Se oggi i fedeli non trovano questo Ornamento a recingere la Pietra è perché le misure furono prese male, risultò più corto e – a riprova della disinvoltura con cui venivano trattate le reliquie – fu proposto allora di accorciare la sacra lastra! Il kadì di Gerusalemme aveva dato l’ok, ovviamente dietro relativo compenso, tanto per lui era roba degli infedeli cristiani. Ma il mediceo committente, il Granduca, rifiutò la sacrilega manomissione. Su quella lastra poi ci sono da raccontare altre storie ma lo spazio nol consente.
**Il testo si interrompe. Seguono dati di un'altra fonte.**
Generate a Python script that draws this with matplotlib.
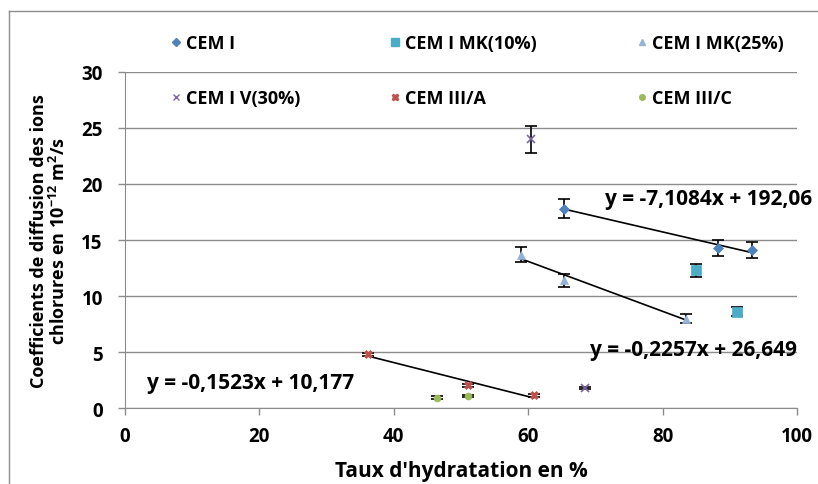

In esposizione paramenti lussuosi, dipinti, calici d’oro, lampadari, candelabri, incensieri, oggetti di sontuosa fattura, insieme a documenti (firmani, hogget, fatwà, ordinanze) eloquenti sulla situazione perennemente precaria della Custodia di Terrasanta, che da sempre deve soggiacere ad autorità civili non cristiane. Anche qui erano d’aiuto (relativo) le potenze d’occidente che nei negoziati con la Sublime Porta inserivano spesso richieste riguardanti garanzie per i religiosi latini a Gerusalemme, ottenendo assicurazioni e concessioni dai supremi vertici islamici, spesso non rispettate però dalle autorità locali e dalla popolazione ostile.

   

    
Una simile quantità e qualità di pezzi in mostra non la si rivedrà più, se non a Gerusalemme. E in questo c’è anche un fievole spiraglio di luce dentro l’attuale buio: è in costruzione nella Città Santa un grande Museo cristiano dove dal 2026 tutto sarà permanentemente esposto. Mentre tutt’attorno la guerra brucia, c’è pure chi scava pozzi di pace.